WHAT TO DO: Starting at the first line of the listing below, retype each line up to and including the one that contains "(gear) -- (td);". Leave pictures out.

DATASET SECTION:
[start]
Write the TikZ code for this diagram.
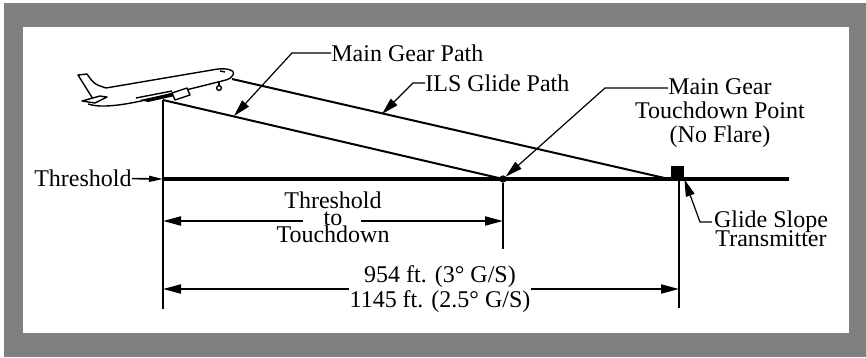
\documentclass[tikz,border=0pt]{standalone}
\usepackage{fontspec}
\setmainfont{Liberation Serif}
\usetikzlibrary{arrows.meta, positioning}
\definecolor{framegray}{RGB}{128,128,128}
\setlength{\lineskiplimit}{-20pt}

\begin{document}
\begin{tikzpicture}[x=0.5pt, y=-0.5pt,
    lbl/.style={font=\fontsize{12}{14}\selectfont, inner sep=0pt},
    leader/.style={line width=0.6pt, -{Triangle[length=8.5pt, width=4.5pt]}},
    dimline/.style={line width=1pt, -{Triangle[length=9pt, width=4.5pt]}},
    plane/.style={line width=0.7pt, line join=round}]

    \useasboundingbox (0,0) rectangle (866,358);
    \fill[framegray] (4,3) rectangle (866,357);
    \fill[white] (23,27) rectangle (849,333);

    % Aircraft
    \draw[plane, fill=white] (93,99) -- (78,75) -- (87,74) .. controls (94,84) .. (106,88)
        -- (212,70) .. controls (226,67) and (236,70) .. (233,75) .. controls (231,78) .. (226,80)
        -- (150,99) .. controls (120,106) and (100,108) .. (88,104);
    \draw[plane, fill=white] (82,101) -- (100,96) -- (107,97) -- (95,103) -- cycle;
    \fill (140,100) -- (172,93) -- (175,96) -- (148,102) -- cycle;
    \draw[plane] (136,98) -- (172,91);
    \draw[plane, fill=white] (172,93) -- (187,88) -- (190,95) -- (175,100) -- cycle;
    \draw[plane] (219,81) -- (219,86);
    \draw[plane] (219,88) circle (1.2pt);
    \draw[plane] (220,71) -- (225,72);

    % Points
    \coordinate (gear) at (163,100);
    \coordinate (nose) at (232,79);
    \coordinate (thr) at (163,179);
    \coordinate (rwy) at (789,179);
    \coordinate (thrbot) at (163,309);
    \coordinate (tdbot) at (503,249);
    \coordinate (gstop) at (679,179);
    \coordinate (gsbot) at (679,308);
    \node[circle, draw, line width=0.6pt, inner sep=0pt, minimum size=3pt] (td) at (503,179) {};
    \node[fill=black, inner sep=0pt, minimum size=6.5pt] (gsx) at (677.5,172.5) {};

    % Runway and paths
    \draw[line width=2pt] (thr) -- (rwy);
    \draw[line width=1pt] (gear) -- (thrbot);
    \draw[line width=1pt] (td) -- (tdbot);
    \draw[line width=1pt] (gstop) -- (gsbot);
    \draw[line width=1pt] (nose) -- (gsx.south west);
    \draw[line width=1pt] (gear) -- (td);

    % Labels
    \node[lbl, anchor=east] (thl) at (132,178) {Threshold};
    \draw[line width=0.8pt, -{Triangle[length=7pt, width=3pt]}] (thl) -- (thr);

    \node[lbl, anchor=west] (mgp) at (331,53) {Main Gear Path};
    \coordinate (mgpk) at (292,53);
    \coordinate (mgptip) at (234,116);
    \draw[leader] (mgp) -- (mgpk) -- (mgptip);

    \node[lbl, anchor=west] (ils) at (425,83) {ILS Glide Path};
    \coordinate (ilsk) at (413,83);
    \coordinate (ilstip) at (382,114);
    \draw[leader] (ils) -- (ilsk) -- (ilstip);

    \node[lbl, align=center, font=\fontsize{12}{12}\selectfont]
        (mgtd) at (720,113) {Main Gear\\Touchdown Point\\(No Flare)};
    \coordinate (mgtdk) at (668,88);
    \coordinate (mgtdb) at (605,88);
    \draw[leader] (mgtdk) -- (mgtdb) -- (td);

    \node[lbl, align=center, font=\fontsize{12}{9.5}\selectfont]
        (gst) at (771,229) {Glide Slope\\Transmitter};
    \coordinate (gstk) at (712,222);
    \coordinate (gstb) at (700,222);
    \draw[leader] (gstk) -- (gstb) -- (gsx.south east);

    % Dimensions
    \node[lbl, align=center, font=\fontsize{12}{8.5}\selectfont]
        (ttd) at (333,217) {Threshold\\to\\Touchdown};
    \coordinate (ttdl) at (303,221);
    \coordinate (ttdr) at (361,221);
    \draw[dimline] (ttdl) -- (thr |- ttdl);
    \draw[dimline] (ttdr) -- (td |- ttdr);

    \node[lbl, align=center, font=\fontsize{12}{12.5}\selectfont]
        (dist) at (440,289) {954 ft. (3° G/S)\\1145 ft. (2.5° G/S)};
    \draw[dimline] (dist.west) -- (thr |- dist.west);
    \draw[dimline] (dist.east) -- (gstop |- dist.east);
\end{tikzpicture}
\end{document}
[end]
WRITTEN RESPONSE:
Write the TikZ code for this diagram.
\documentclass[tikz,border=0pt]{standalone}
\usepackage{fontspec}
\setmainfont{Liberation Serif}
\usetikzlibrary{arrows.meta, positioning}
\definecolor{framegray}{RGB}{128,128,128}
\setlength{\lineskiplimit}{-20pt}

\begin{document}
\begin{tikzpicture}[x=0.5pt, y=-0.5pt,
    lbl/.style={font=\fontsize{12}{14}\selectfont, inner sep=0pt},
    leader/.style={line width=0.6pt, -{Triangle[length=8.5pt, width=4.5pt]}},
    dimline/.style={line width=1pt, -{Triangle[length=9pt, width=4.5pt]}},
    plane/.style={line width=0.7pt, line join=round}]

    \useasboundingbox (0,0) rectangle (866,358);
    \fill[framegray] (4,3) rectangle (866,357);
    \fill[white] (23,27) rectangle (849,333);

    % Aircraft
    \draw[plane, fill=white] (93,99) -- (78,75) -- (87,74) .. controls (94,84) .. (106,88)
        -- (212,70) .. controls (226,67) and (236,70) .. (233,75) .. controls (231,78) .. (226,80)
        -- (150,99) .. controls (120,106) and (100,108) .. (88,104);
    \draw[plane, fill=white] (82,101) -- (100,96) -- (107,97) -- (95,103) -- cycle;
    \fill (140,100) -- (172,93) -- (175,96) -- (148,102) -- cycle;
    \draw[plane] (136,98) -- (172,91);
    \draw[plane, fill=white] (172,93) -- (187,88) -- (190,95) -- (175,100) -- cycle;
    \draw[plane] (219,81) -- (219,86);
    \draw[plane] (219,88) circle (1.2pt);
    \draw[plane] (220,71) -- (225,72);

    % Points
    \coordinate (gear) at (163,100);
    \coordinate (nose) at (232,79);
    \coordinate (thr) at (163,179);
    \coordinate (rwy) at (789,179);
    \coordinate (thrbot) at (163,309);
    \coordinate (tdbot) at (503,249);
    \coordinate (gstop) at (679,179);
    \coordinate (gsbot) at (679,308);
    \node[circle, draw, line width=0.6pt, inner sep=0pt, minimum size=3pt] (td) at (503,179) {};
    \node[fill=black, inner sep=0pt, minimum size=6.5pt] (gsx) at (677.5,172.5) {};

    % Runway and paths
    \draw[line width=2pt] (thr) -- (rwy);
    \draw[line width=1pt] (gear) -- (thrbot);
    \draw[line width=1pt] (td) -- (tdbot);
    \draw[line width=1pt] (gstop) -- (gsbot);
    \draw[line width=1pt] (nose) -- (gsx.south west);
    \draw[line width=1pt] (gear) -- (td);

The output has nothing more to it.